L'IA et la robotic process automation (RPA) permettent désormais de robotiser beaucoup d'autres tâches manuelles, répétitives et chronophages. "En automatisant au maximum la tenue de comptes, un expert-comptable gagne en productivité et en fiabilité, les saisies manuelles étant sources d'erreurs", estime Brigitte Billerot, directrice marketing produits Experts-comptables chez l'éditeur Sage. Le machine learning intervient notamment dans le processus de lettrage qui consiste à rapprocher les factures des règlements correspondants. "Avant de certifier les comptes d'une entreprise, un expert-comptable doit s'assurer que la comptabilité est fiable et sincère", poursuit Brigitte Billerot. "Cette révision sera facilitée si devant chaque écriture, il retrouve rapidement la facture associée."

"L'arnaque au président peut être détectée tout comme une usurpation d'identité qui se caractérise par des paiements sur un compte inhabituel"

En matière de recouvrement, le machine learning pourra par ailleurs générer différentes alertes en cas de retard de paiement ou de dépassement de limite de crédit.
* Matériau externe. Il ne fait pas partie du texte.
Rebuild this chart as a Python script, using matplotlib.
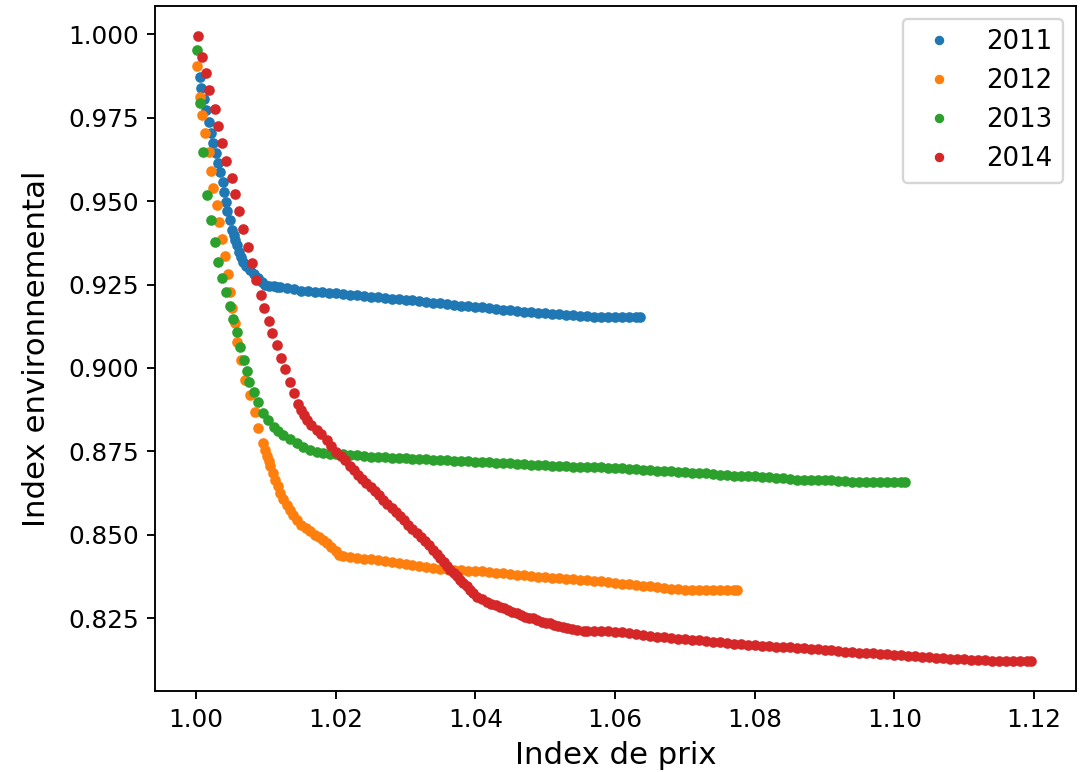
import matplotlib
matplotlib.use('Agg')
import matplotlib.pyplot as plt

years = ['2011', '2012', '2013', '2014']

# 2011
x_2011 = [1.0005, 1.0007, 1.0012, 1.0015, 1.0019, 1.0022, 1.0024, 1.0028, 1.0032, 1.0035,
          1.0038, 1.0040, 1.0043, 1.0045, 1.0049, 1.0051, 1.0054, 1.0056, 1.0058, 1.0061,
          1.0064, 1.0068, 1.0072, 1.0077, 1.0083, 1.0089, 1.0094, 1.0099, 1.0105, 1.0111,
          1.0116, 1.012, 1.013, 1.014, 1.015, 1.016, 1.017, 1.018, 1.019, 1.020,
          1.021, 1.022, 1.023, 1.024, 1.025, 1.026, 1.027, 1.028, 1.029, 1.030,
          1.031, 1.032, 1.033, 1.034, 1.035, 1.036, 1.037, 1.038, 1.039, 1.040,
          1.041, 1.042, 1.043, 1.044, 1.045, 1.046, 1.047, 1.048, 1.049, 1.050,
          1.051, 1.052, 1.053, 1.054, 1.055, 1.056, 1.057, 1.058, 1.059, 1.060,
          1.061, 1.062, 1.063, 1.0636]
y_2011 = [0.9871, 0.9838, 0.9805, 0.9773, 0.9738, 0.9703, 0.9673, 0.9643, 0.9614, 0.9588,
          0.9558, 0.9528, 0.9498, 0.9470, 0.9444, 0.9414, 0.9399, 0.9384, 0.9367, 0.9349,
          0.9334, 0.9319, 0.9306, 0.9294, 0.9281, 0.9269, 0.9258, 0.9249, 0.9246, 0.9245,
          0.9244, 0.9243, 0.9240, 0.9236, 0.9232, 0.9231, 0.9229, 0.9228, 0.9226, 0.9224,
          0.9222, 0.9220, 0.9218, 0.9215, 0.9213, 0.9212, 0.9210, 0.9208, 0.9206, 0.9205,
          0.9203, 0.9201, 0.9199, 0.9196, 0.9194, 0.9192, 0.9190, 0.9187, 0.9186, 0.9184,
          0.9182, 0.9180, 0.9177, 0.9175, 0.9173, 0.9171, 0.9169, 0.9167, 0.9165, 0.9164,
          0.9163, 0.9161, 0.9159, 0.9158, 0.9157, 0.9155, 0.9153, 0.9152, 0.9152, 0.9152,
          0.9152, 0.9152, 0.9152, 0.9152]

# 2012
x_2012 = [1.0002, 1.0005, 1.0008, 1.0013, 1.0018, 1.0021, 1.0025, 1.0030, 1.0033, 1.0037,
          1.0042, 1.0046, 1.0049, 1.0051, 1.0056, 1.0059, 1.0064, 1.0070, 1.0077, 1.0084,
          1.0089, 1.0096, 1.0099, 1.0101, 1.0104, 1.0106, 1.0110, 1.0113, 1.0117, 1.0120,
          1.0125, 1.0130, 1.0135, 1.0139, 1.0145, 1.0151, 1.0157, 1.0163, 1.0170, 1.0176,
          1.0182, 1.0188, 1.0194, 1.0200, 1.0205, 1.0210, 1.022, 1.023, 1.024, 1.025,
          1.026, 1.027, 1.028, 1.029, 1.030, 1.031, 1.032, 1.033, 1.034, 1.035,
          1.036, 1.037, 1.038, 1.039, 1.040, 1.041, 1.042, 1.043, 1.044, 1.045,
          1.046, 1.047, 1.048, 1.049, 1.050, 1.051, 1.052, 1.053, 1.054, 1.055,
          1.056, 1.057, 1.058, 1.059, 1.060, 1.061, 1.062, 1.063, 1.064, 1.065,
          1.066, 1.067, 1.068, 1.069, 1.070, 1.071, 1.072, 1.073, 1.074, 1.075,
          1.076, 1.077, 1.0775]
y_2012 = [0.9905, 0.9813, 0.9758, 0.9703, 0.9648, 0.9591, 0.9539, 0.9489, 0.9436, 0.9386,
          0.9336, 0.9282, 0.9229, 0.9179, 0.9134, 0.9079, 0.9024, 0.8964, 0.8919, 0.8869,
          0.8819, 0.8775, 0.8755, 0.8735, 0.8720, 0.8705, 0.8685, 0.8665, 0.8645, 0.8625,
          0.8607, 0.8590, 0.8575, 0.8560, 0.8545, 0.8530, 0.8520, 0.8510, 0.8500, 0.8493,
          0.8485, 0.8475, 0.8463, 0.8450, 0.8440, 0.8435, 0.8432, 0.8430, 0.8428, 0.8426,
          0.8423, 0.8420, 0.8417, 0.8414, 0.8411, 0.8408, 0.8405, 0.8403, 0.8400, 0.8398,
          0.8396, 0.8394, 0.8393, 0.8392, 0.8391, 0.8390, 0.8388, 0.8386, 0.8384, 0.8382,
          0.8380, 0.8378, 0.8376, 0.8374, 0.8372, 0.8370, 0.8369, 0.8367, 0.8366, 0.8365,
          0.8363, 0.8362, 0.8360, 0.8357, 0.8355, 0.8353, 0.8351, 0.8349, 0.8347, 0.8345,
          0.8343, 0.8341, 0.8339, 0.8337, 0.8336, 0.8336, 0.8335, 0.8335, 0.8335, 0.8335,
          0.8335, 0.8335, 0.8335]

# 2013
x_2013 = [1.0002, 1.0006, 1.0010, 1.0016, 1.0021, 1.0027, 1.0032, 1.0037, 1.0043, 1.0049,
          1.0053, 1.0058, 1.0063, 1.0069, 1.0073, 1.0076, 1.0083, 1.0089, 1.0096, 1.0103,
          1.0111, 1.0117, 1.0125, 1.0135, 1.0144, 1.0153, 1.0163, 1.0173, 1.0182, 1.0192,
          1.0201, 1.0210, 1.0221, 1.023, 1.024, 1.025, 1.026, 1.027, 1.028, 1.029,
          1.030, 1.031, 1.032, 1.033, 1.034, 1.035, 1.036, 1.037, 1.038, 1.039,
          1.040, 1.041, 1.042, 1.043, 1.044, 1.045, 1.046, 1.047, 1.048, 1.049,
          1.050, 1.051, 1.052, 1.053, 1.054, 1.055, 1.056, 1.057, 1.058, 1.059,
          1.060, 1.061, 1.062, 1.063, 1.064, 1.065, 1.066, 1.067, 1.068, 1.069,
          1.070, 1.071, 1.072, 1.073, 1.074, 1.075, 1.076, 1.077, 1.078, 1.079,
          1.080, 1.081, 1.082, 1.083, 1.084, 1.085, 1.086, 1.087, 1.088, 1.089,
          1.090, 1.091, 1.092, 1.093, 1.094, 1.095, 1.096, 1.097, 1.098, 1.099,
          1.100, 1.101, 1.1015]
y_2013 = [0.9953, 0.9793, 0.9648, 0.9519, 0.9444, 0.9376, 0.9319, 0.9271, 0.9229, 0.9186,
          0.9146, 0.9109, 0.9064, 0.9024, 0.8992, 0.8959, 0.8929, 0.8898, 0.8865, 0.8845,
          0.8824, 0.8812, 0.8800, 0.8786, 0.8775, 0.8764, 0.8755, 0.8749, 0.8745, 0.8743,
          0.8743, 0.8741, 0.8740, 0.8738, 0.8736, 0.8734, 0.8733, 0.8732, 0.8731, 0.8730,
          0.8729, 0.8728, 0.8727, 0.8726, 0.8725, 0.8724, 0.8723, 0.8722, 0.8721, 0.8720,
          0.8719, 0.8718, 0.8717, 0.8716, 0.8715, 0.8714, 0.8713, 0.8711, 0.8710, 0.8709,
          0.8708, 0.8707, 0.8706, 0.8705, 0.8704, 0.8704, 0.8703, 0.8703, 0.8702, 0.8701,
          0.8700, 0.8699, 0.8698, 0.8697, 0.8695, 0.8694, 0.8692, 0.8691, 0.8690, 0.8689,
          0.8688, 0.8686, 0.8685, 0.8684, 0.8682, 0.8680, 0.8679, 0.8677, 0.8676, 0.8675,
          0.8675, 0.8674, 0.8672, 0.8670, 0.8669, 0.8667, 0.8665, 0.8665, 0.8664, 0.8664,
          0.8663, 0.8663, 0.8662, 0.8660, 0.8659, 0.8658, 0.8657, 0.8657, 0.8657, 0.8657,
          0.8657, 0.8657, 0.8657]

# 2014
x_2014 = [1.0003, 1.0008, 1.0014, 1.0019, 1.0027, 1.0032, 1.0037, 1.0043, 1.0051, 1.0056,
          1.0062, 1.0067, 1.0074, 1.0080, 1.0086, 1.0093, 1.0098, 1.0104, 1.0109, 1.0116,
          1.0122, 1.0127, 1.0134, 1.0140, 1.0146, 1.0150, 1.0155, 1.0159, 1.0165, 1.0173,
          1.0179, 1.0187, 1.0194, 1.0201, 1.0208, 1.0213, 1.0221, 1.0226, 1.0232, 1.0238,
          1.0244, 1.0250, 1.0256, 1.0262, 1.0268, 1.0274, 1.0280, 1.0286, 1.0292, 1.0298,
          1.0304, 1.0310, 1.0316, 1.0322, 1.0328, 1.0334, 1.0340, 1.0345, 1.0350, 1.0355,
          1.0359, 1.0364, 1.0369, 1.0374, 1.0378, 1.0383, 1.0388, 1.0392, 1.0397, 1.0402,
          1.0409, 1.0416, 1.0422, 1.0429, 1.0435, 1.0441, 1.0447, 1.0453, 1.0459, 1.0465,
          1.0471, 1.0477, 1.0483, 1.0489, 1.0495, 1.0501, 1.0507, 1.0513, 1.0519, 1.0525,
          1.0531, 1.0538, 1.0545, 1.0555, 1.056, 1.057, 1.058, 1.059, 1.060, 1.061,
          1.062, 1.063, 1.064, 1.065, 1.066, 1.067, 1.068, 1.069, 1.070, 1.071,
          1.072, 1.073, 1.074, 1.075, 1.076, 1.077, 1.078, 1.079, 1.080, 1.081,
          1.082, 1.083, 1.084, 1.085, 1.086, 1.087, 1.088, 1.089, 1.090, 1.091,
          1.092, 1.093, 1.094, 1.095, 1.096, 1.097, 1.098, 1.099, 1.100, 1.101,
          1.102, 1.103, 1.104, 1.105, 1.106, 1.107, 1.108, 1.109, 1.110, 1.111,
          1.112, 1.113, 1.114, 1.115, 1.116, 1.117, 1.118, 1.119, 1.1195]
y_2014 = [0.9995, 0.9933, 0.9883, 0.9833, 0.9777, 0.9726, 0.9675, 0.9620, 0.9570, 0.9522,
          0.9471, 0.9416, 0.9364, 0.9314, 0.9264, 0.9220, 0.9180, 0.9142, 0.9104, 0.9068,
          0.9030, 0.8996, 0.8959, 0.8925, 0.8892, 0.8874, 0.8860, 0.8844, 0.8829, 0.8815,
          0.8801, 0.8785, 0.8767, 0.8748, 0.8737, 0.8725, 0.8705, 0.8695, 0.8680, 0.8668,
          0.8655, 0.8643, 0.8630, 0.8618, 0.8605, 0.8593, 0.8580, 0.8568, 0.8555, 0.8543,
          0.8530, 0.8518, 0.8505, 0.8493, 0.8480, 0.8468, 0.8455, 0.8443, 0.8430, 0.8418,
          0.8405, 0.8395, 0.8385, 0.8375, 0.8365, 0.8355, 0.8345, 0.8335, 0.8325, 0.8315,
          0.8307, 0.8300, 0.8294, 0.8290, 0.8285, 0.8280, 0.8275, 0.8270, 0.8265, 0.8260,
          0.8255, 0.8252, 0.8250, 0.8245, 0.8240, 0.8237, 0.8235, 0.8231, 0.8227, 0.8223,
          0.8220, 0.8217, 0.8215, 0.8213, 0.8212, 0.8212, 0.8212, 0.8211, 0.8210, 0.8208,
          0.8205, 0.8202, 0.8199, 0.8197, 0.8195, 0.8193, 0.8191, 0.8189, 0.8187, 0.8185,
          0.8184, 0.8182, 0.8180, 0.8178, 0.8176, 0.8174, 0.8172, 0.8170, 0.8169, 0.8168,
          0.8167, 0.8165, 0.8164, 0.8163, 0.8161, 0.8160, 0.8159, 0.8157, 0.8156, 0.8154,
          0.8152, 0.8150, 0.8149, 0.8147, 0.8146, 0.8145, 0.8143, 0.8142, 0.8141, 0.8140,
          0.8138, 0.8137, 0.8135, 0.8133, 0.8132, 0.8130, 0.8129, 0.8128, 0.8127, 0.8126,
          0.8125, 0.8124, 0.8123, 0.8123, 0.8122, 0.8122, 0.8122, 0.8122, 0.8122]

xs = [x_2011, x_2012, x_2013, x_2014]
ys = [y_2011, y_2012, y_2013, y_2014]

fig = plt.figure(figsize=(1084 / 170, 772 / 170), dpi=170)
ax = fig.add_axes([155.3 / 1084, 1 - 691 / 772, (1075.7 - 155.3) / 1084, (691 - 6) / 772])

for year, x, y in zip(years, xs, ys):
    ax.plot(x, y, '.', ms=7, label=year)

ax.set_xlim(0.99417, 1.12597)
ax.set_ylim(0.80318, 1.00848)
ax.set_xticks([1.00, 1.02, 1.04, 1.06, 1.08, 1.10, 1.12])
ax.set_yticks([0.825, 0.850, 0.875, 0.900, 0.925, 0.950, 0.975, 1.000])
ax.tick_params(labelsize=10.5)

ax.set_xlabel('Index de prix', fontsize=13)
ax.set_ylabel('Index environnemental', fontsize=13, labelpad=7)
ax.legend(loc='upper right', fontsize=11, markerscale=6 / 7)

fig.savefig('out.png', dpi=170)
L'IA peut aussi remonter des trop-perçus générant alors du cash. Quant à l'analyse prédictive, elle permettra, sur la base d'un historique des habitudes de paiement d'un compte client, d'anticiper un risque d'impayé et in fine de mener des actions correctives pour l'éviter. Au-delà des données internes, l'intelligence artificielle peut être alimentée en parallèle par des sources externes, au premier rang desquelles les agences de notation financière.
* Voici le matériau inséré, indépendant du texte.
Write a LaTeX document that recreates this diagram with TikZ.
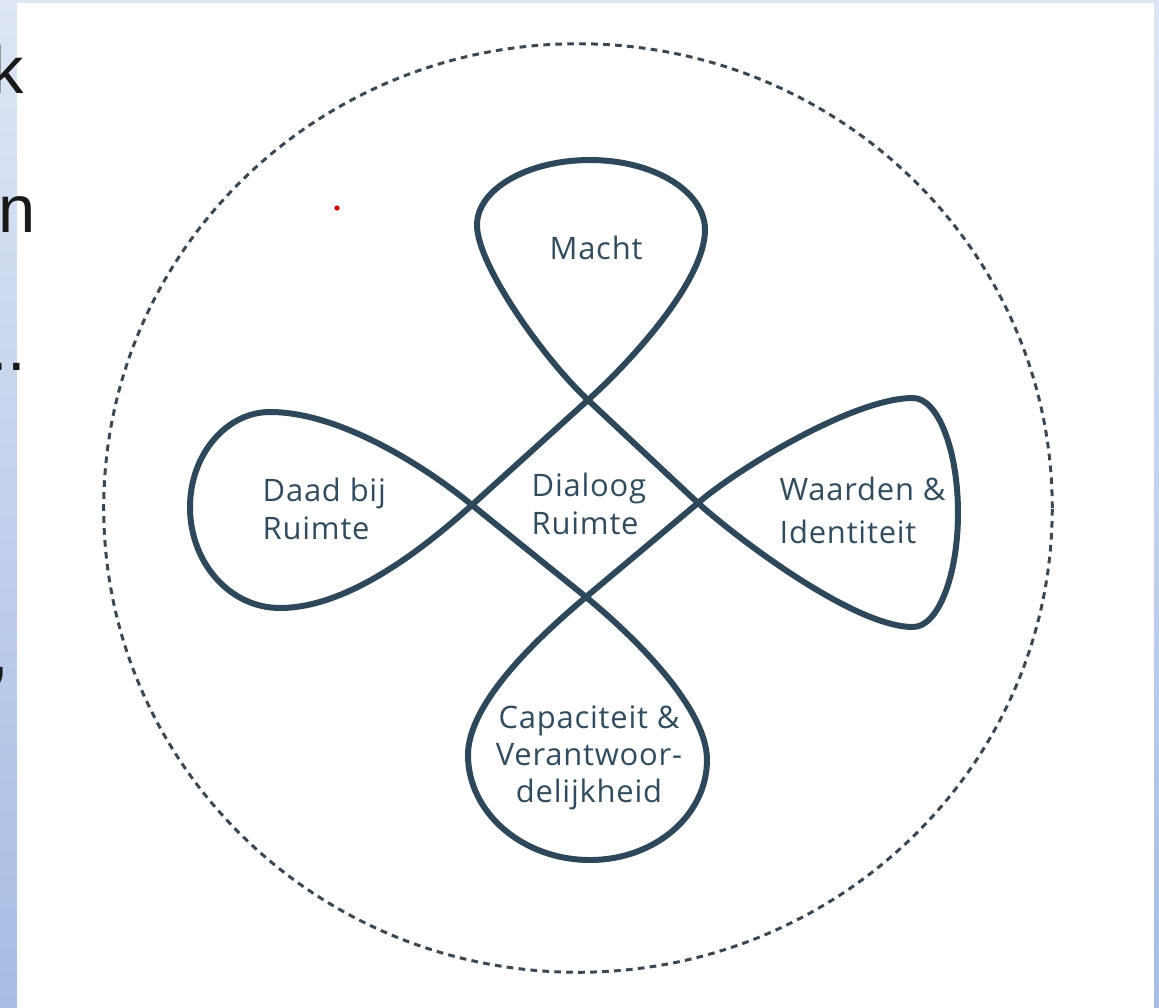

D'autres solutions d'IA interviennent dans le contrôle des données des fournisseurs (Iban, Siren, numéro de TVA intracommunautaire...). C'est le cas de l'application de l'éditeur parisien Trustpair. "Il s'agit de s'assurer que le tiers existe bien et que c'est le bon", explique son PDG, Baptiste Collot. "Ce qui peut prendre une demi-heure manuellement demande quelques secondes avec l'IA". Avec là encore, une meilleure maitrise de la qualité de la donnée. "On estime qu'il y a entre 30 à 50% d'erreurs dans une base de données de fournisseurs. En saisie manuelle, rien n'est plus insignifiant qu'une série de 15 chiffres", reconnait Baptiste Collot. Trustpair fait appel à des modèles de data science pour identifier des anomalies, des erreurs, voire des cas de fraude. "L'arnaque au président, qui se caractérise par un non-respect des process internes, peut être détectée tout comme une usurpation d'identité qui se caractérise par des paiements sur un compte inhabituel", souligne le patron de Trustpair.
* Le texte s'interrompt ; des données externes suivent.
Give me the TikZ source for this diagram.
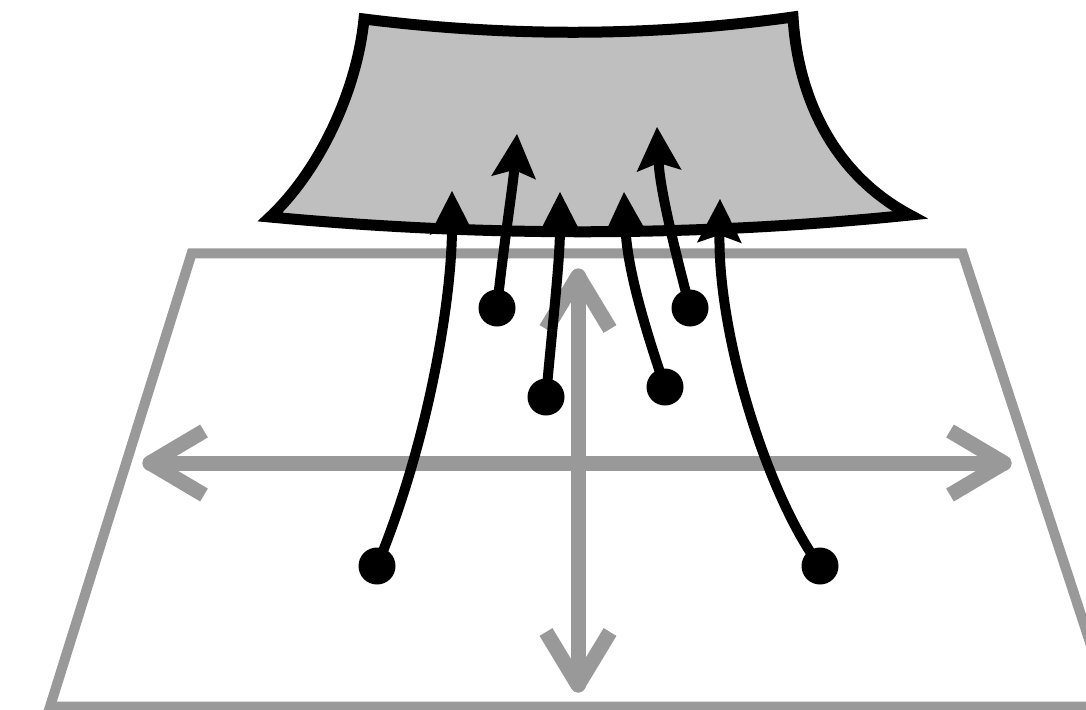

Délesté des tâches à faible valeur ajoutée, l'expert-comptable peut pleinement jouer son rôle de conseil. "Alors qu'il était jusqu'alors dans une logique de comptabilité uniquement rétrospective, il peut se positionner comme un coach auprès de ses clients", estime Brigitte Billerot. Grâce l'IA, il peut, par exemple, plus facilement anticiper le moment où l'entreprise pourrait manquer de liquidités. "Un cabinet d'expertise-comptable est assis sur une montagne de données qui, anonymisées, peut lui fournir des enseignements sectoriels", poursuit l'experte. "Un cabinet très présent chez les boulangers pourra par exemple via le machine learning anticiper les variations de prix de la farine et alerter ses clients s'ils risquent de payer trop cher."

Homogénéiser les pratiques

L'IA permet par ailleurs d'homogénéiser la pratique comptable au sein d'un cabinet en exerçant un contrôle qualité à travers une multitude de points de vérification. Un enjeu clé pour cette profession très réglementée. Le recouvrement de la TVA est, par exemple, un sujet particulièrement sensible au sein de la profession à l'heure où le fisc renforce sa chasse aux fraudeurs. La Direction générale des Finances publiques (DGFiP) utilise d'ailleurs l'IA dans ce but via Alto 2, un logiciel développé en interne.

Enfin, l'IA peut, selon Brigitte Billerot, être un levier d'attractivité et de rétention des talents pour un métier qui souffre d'un déficit d'image et subit un turnover élevé. "Le recours à des outils innovants et la suppression des tâches fastidieuses peuvent séduire des digital natives. C'est plus ludique que de faire de la saisie au kilomètre", conclut-elle.